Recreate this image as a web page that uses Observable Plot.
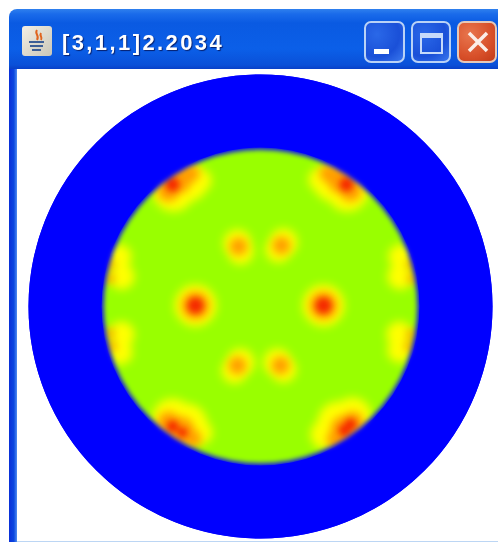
<!DOCTYPE html>
<html>
<head>
<meta charset="utf-8">
<script src="https://cdn.jsdelivr.net/npm/d3@7"></script>
<script src="https://cdn.jsdelivr.net/npm/@observablehq/plot@0.6"></script>
<style>
html,body{margin:0;padding:0;background:#fff;width:498px;height:542px;overflow:hidden}
#win{position:absolute;left:9px;top:9px;width:489px;height:60px;border-radius:8px 0 0 0;
 background:linear-gradient(#2f80ee 0,#1a6bea 5px,#0a5ae2 14px,#0b5fe8 40px,#0a50d8 56px,#0840c8 60px);}
#title{position:absolute;left:53px;top:21px;font:bold 22px "Liberation Sans",sans-serif;letter-spacing:2.4px;color:#fff;text-shadow:1px 1px 1px #06206e;white-space:nowrap}
#icon{position:absolute;left:13px;top:17px;width:30px;height:30px;border-radius:3px;background:linear-gradient(135deg,#f4efe4,#c9c6b8)}
.btn{position:absolute;top:12px;height:42px;border:2px solid #b9d2f6;border-radius:7px;box-sizing:border-box;background:radial-gradient(circle at 30% 30%,#2a68e8,#1a50d8 60%,#3a78ee)}
#b1{left:355px;width:41px}#b2{left:402px;width:40px}#b3{left:448px;width:40px;background:radial-gradient(circle at 30% 30%,#e8764e,#d8502a 60%,#c23a18);border-color:#e6c8b8}
#b1 i{position:absolute;left:8px;bottom:7px;width:15px;height:5px;background:#fff}
#b2 i{position:absolute;left:7px;top:10px;width:23px;height:21px;border:2px solid #c6dafa;border-top-width:5px;box-sizing:border-box}
#b3 svg{position:absolute;left:6px;top:6px}
#left{position:absolute;left:9px;top:69px;width:8px;height:473px;background:linear-gradient(90deg,#0a30d8,#0a46e0 60%,#4f8cf0)}
#bottom{position:absolute;left:17px;top:541px;width:481px;height:1px;background:#bcd6f4}
#chart{position:absolute;left:17px;top:69px;width:481px;height:473px}
.b5{filter:blur(2.5px)}.y{filter:blur(5px)}.o{filter:blur(4px)}.r{filter:blur(3px)}
#win{filter:blur(.5px)}
</style>
</head>
<body>
<div id="win">
 <div id="icon"><svg width="30" height="30"><path d="M15 4c-3 4 3 5 0 10M19 7c-2 3 2 4 0 7" stroke="#e0641e" stroke-width="2" fill="none"/><path d="M7 16h15M8 20h13M10 24h9" stroke="#3d5f96" stroke-width="2"/></svg></div>
 <div id="title">[3,1,1]2.2034</div>
 <div class="btn" id="b1"><i></i></div>
 <div class="btn" id="b2"><i></i></div>
 <div class="btn" id="b3"><svg width="26" height="26"><path d="M4 4L22 22M22 4L4 22" stroke="#fbeee8" stroke-width="3.5"/></svg></div>
</div>
<div id="left"></div>
<div id="chart"></div>
<div id="bottom"></div>
<script>
// spots: [x, y, radius] relative to the disk's centre, y up
const yellowSpots = [
  [-23,63,14],[-20,55,13],[18,57,13],[23,64,14],[-26,-64,13],[-20,-56,14],[17,-56,14],[23,-63,13],
  [-65,1,21],[63,1,21],
  [-87,116,21],[-72,124,19],[-61,126,12],[87,116,21],[72,124,19],[60,127,12],
  [-88,-112,20],[-74,-118,21],[-60,-126,12],[92,-110,19],[78,-116,21],[65,-128,15],
  [-141,50,12],[-139,30,13],[-139,-28,13],[-140,-46,12],
  [140,50,12],[140,30,13],[139,-28,13],[139,-44,12]
];
const orangeSpots = [
  [-22,60,9],[21,61,9],[-23,-59,9],[20,-59,9],
  [-65,1,14],[63,1,14],
  [-92,116,11],[-82,126,13],[-70,133,9],[90,116,11],[80,126,13],[68,133,9],
  [-92,-116,11],[-80,-124,14],[-68,-132,9],[92,-116,11],[84,-123,14],[75,-133,9],
  [-151,42,5],[-151,28,5],[-151,-27,5],[-149,-40,5],
  [151,42,5],[152,28,5],[151,-28,5],[149,-40,5]
];
const redSpots = [
  [-65,1,8],[63,1,8],
  [-88,122,7],[86,122,7],
  [-88,-120,6],[-78,-126,5],[90,-118,6],[84,-124,6]
];
const diskCenter = [[0,0]];
const levels = ["ground","halo","warm","hot","cold"];
const levelColors = ["#99ff00","#ffff00","#ff9e00","#f52a00","#0000ff"];

const layer = (rows, level, cls) => Plot.dot(rows, {
  x: d => d[0], y: d => d[1], r: d => d[2],
  fill: () => level, className: cls
});
const disk = (radius, level, opts) => Plot.dot(diskCenter, {
  x: d => d[0], y: d => d[1], r: () => radius, fill: () => level, ...opts
});

const chart = Plot.plot({
  width: 481, height: 473,
  marginLeft: 0, marginRight: 0, marginTop: 0, marginBottom: 0,
  style: {background: "transparent", overflow: "visible"},
  x: {domain: [-243, 238], axis: null},
  y: {domain: [-236, 237], axis: null},
  r: {type: "identity"},
  color: {domain: levels, range: levelColors},
  marks: [
    disk(232, "cold", {}),
    disk(159, "ground", {}),
    layer(yellowSpots, "halo", "y"),
    layer(orangeSpots, "warm", "o"),
    layer(redSpots, "hot", "r"),
    Plot.dot(diskCenter, {x: d => d[0], y: d => d[1], r: () => 185, fill: "none", stroke: () => "cold", strokeWidth: 56, className: "b5"}),
    Plot.dot(diskCenter, {x: d => d[0], y: d => d[1], r: () => 201, fill: "none", stroke: () => "cold", strokeWidth: 62})
  ]
});
document.getElementById("chart").appendChild(chart);
</script>
</body>
</html>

□ □ □ □ □

REQUIRED WORK » Return each line from the material above exactly, but not the pictures.

REPLY »
Recreate this image as a web page that uses Observable Plot.
<!DOCTYPE html>
<html>
<head>
<meta charset="utf-8">
<script src="https://cdn.jsdelivr.net/npm/d3@7"></script>
<script src="https://cdn.jsdelivr.net/npm/@observablehq/plot@0.6"></script>
<style>
html,body{margin:0;padding:0;background:#fff;width:498px;height:542px;overflow:hidden}
#win{position:absolute;left:9px;top:9px;width:489px;height:60px;border-radius:8px 0 0 0;
 background:linear-gradient(#2f80ee 0,#1a6bea 5px,#0a5ae2 14px,#0b5fe8 40px,#0a50d8 56px,#0840c8 60px);}
#title{position:absolute;left:53px;top:21px;font:bold 22px "Liberation Sans",sans-serif;letter-spacing:2.4px;color:#fff;text-shadow:1px 1px 1px #06206e;white-space:nowrap}
#icon{position:absolute;left:13px;top:17px;width:30px;height:30px;border-radius:3px;background:linear-gradient(135deg,#f4efe4,#c9c6b8)}
.btn{position:absolute;top:12px;height:42px;border:2px solid #b9d2f6;border-radius:7px;box-sizing:border-box;background:radial-gradient(circle at 30% 30%,#2a68e8,#1a50d8 60%,#3a78ee)}
#b1{left:355px;width:41px}#b2{left:402px;width:40px}#b3{left:448px;width:40px;background:radial-gradient(circle at 30% 30%,#e8764e,#d8502a 60%,#c23a18);border-color:#e6c8b8}
#b1 i{position:absolute;left:8px;bottom:7px;width:15px;height:5px;background:#fff}
#b2 i{position:absolute;left:7px;top:10px;width:23px;height:21px;border:2px solid #c6dafa;border-top-width:5px;box-sizing:border-box}
#b3 svg{position:absolute;left:6px;top:6px}
#left{position:absolute;left:9px;top:69px;width:8px;height:473px;background:linear-gradient(90deg,#0a30d8,#0a46e0 60%,#4f8cf0)}
#bottom{position:absolute;left:17px;top:541px;width:481px;height:1px;background:#bcd6f4}
#chart{position:absolute;left:17px;top:69px;width:481px;height:473px}
.b5{filter:blur(2.5px)}.y{filter:blur(5px)}.o{filter:blur(4px)}.r{filter:blur(3px)}
#win{filter:blur(.5px)}
</style>
</head>
<body>
<div id="win">
 <div id="icon"><svg width="30" height="30"><path d="M15 4c-3 4 3 5 0 10M19 7c-2 3 2 4 0 7" stroke="#e0641e" stroke-width="2" fill="none"/><path d="M7 16h15M8 20h13M10 24h9" stroke="#3d5f96" stroke-width="2"/></svg></div>
 <div id="title">[3,1,1]2.2034</div>
 <div class="btn" id="b1"><i></i></div>
 <div class="btn" id="b2"><i></i></div>
 <div class="btn" id="b3"><svg width="26" height="26"><path d="M4 4L22 22M22 4L4 22" stroke="#fbeee8" stroke-width="3.5"/></svg></div>
</div>
<div id="left"></div>
<div id="chart"></div>
<div id="bottom"></div>
<script>
// spots: [x, y, radius] relative to the disk's centre, y up
const yellowSpots = [
  [-23,63,14],[-20,55,13],[18,57,13],[23,64,14],[-26,-64,13],[-20,-56,14],[17,-56,14],[23,-63,13],
  [-65,1,21],[63,1,21],
  [-87,116,21],[-72,124,19],[-61,126,12],[87,116,21],[72,124,19],[60,127,12],
  [-88,-112,20],[-74,-118,21],[-60,-126,12],[92,-110,19],[78,-116,21],[65,-128,15],
  [-141,50,12],[-139,30,13],[-139,-28,13],[-140,-46,12],
  [140,50,12],[140,30,13],[139,-28,13],[139,-44,12]
];
const orangeSpots = [
  [-22,60,9],[21,61,9],[-23,-59,9],[20,-59,9],
  [-65,1,14],[63,1,14],
  [-92,116,11],[-82,126,13],[-70,133,9],[90,116,11],[80,126,13],[68,133,9],
  [-92,-116,11],[-80,-124,14],[-68,-132,9],[92,-116,11],[84,-123,14],[75,-133,9],
  [-151,42,5],[-151,28,5],[-151,-27,5],[-149,-40,5],
  [151,42,5],[152,28,5],[151,-28,5],[149,-40,5]
];
const redSpots = [
  [-65,1,8],[63,1,8],
  [-88,122,7],[86,122,7],
  [-88,-120,6],[-78,-126,5],[90,-118,6],[84,-124,6]
];
const diskCenter = [[0,0]];
const levels = ["ground","halo","warm","hot","cold"];
const levelColors = ["#99ff00","#ffff00","#ff9e00","#f52a00","#0000ff"];

const layer = (rows, level, cls) => Plot.dot(rows, {
  x: d => d[0], y: d => d[1], r: d => d[2],
  fill: () => level, className: cls
});
const disk = (radius, level, opts) => Plot.dot(diskCenter, {
  x: d => d[0], y: d => d[1], r: () => radius, fill: () => level, ...opts
});

const chart = Plot.plot({
  width: 481, height: 473,
  marginLeft: 0, marginRight: 0, marginTop: 0, marginBottom: 0,
  style: {background: "transparent", overflow: "visible"},
  x: {domain: [-243, 238], axis: null},
  y: {domain: [-236, 237], axis: null},
  r: {type: "identity"},
  color: {domain: levels, range: levelColors},
  marks: [
    disk(232, "cold", {}),
    disk(159, "ground", {}),
    layer(yellowSpots, "halo", "y"),
    layer(orangeSpots, "warm", "o"),
    layer(redSpots, "hot", "r"),
    Plot.dot(diskCenter, {x: d => d[0], y: d => d[1], r: () => 185, fill: "none", stroke: () => "cold", strokeWidth: 56, className: "b5"}),
    Plot.dot(diskCenter, {x: d => d[0], y: d => d[1], r: () => 201, fill: "none", stroke: () => "cold", strokeWidth: 62})
  ]
});
document.getElementById("chart").appendChild(chart);
</script>
</body>
</html>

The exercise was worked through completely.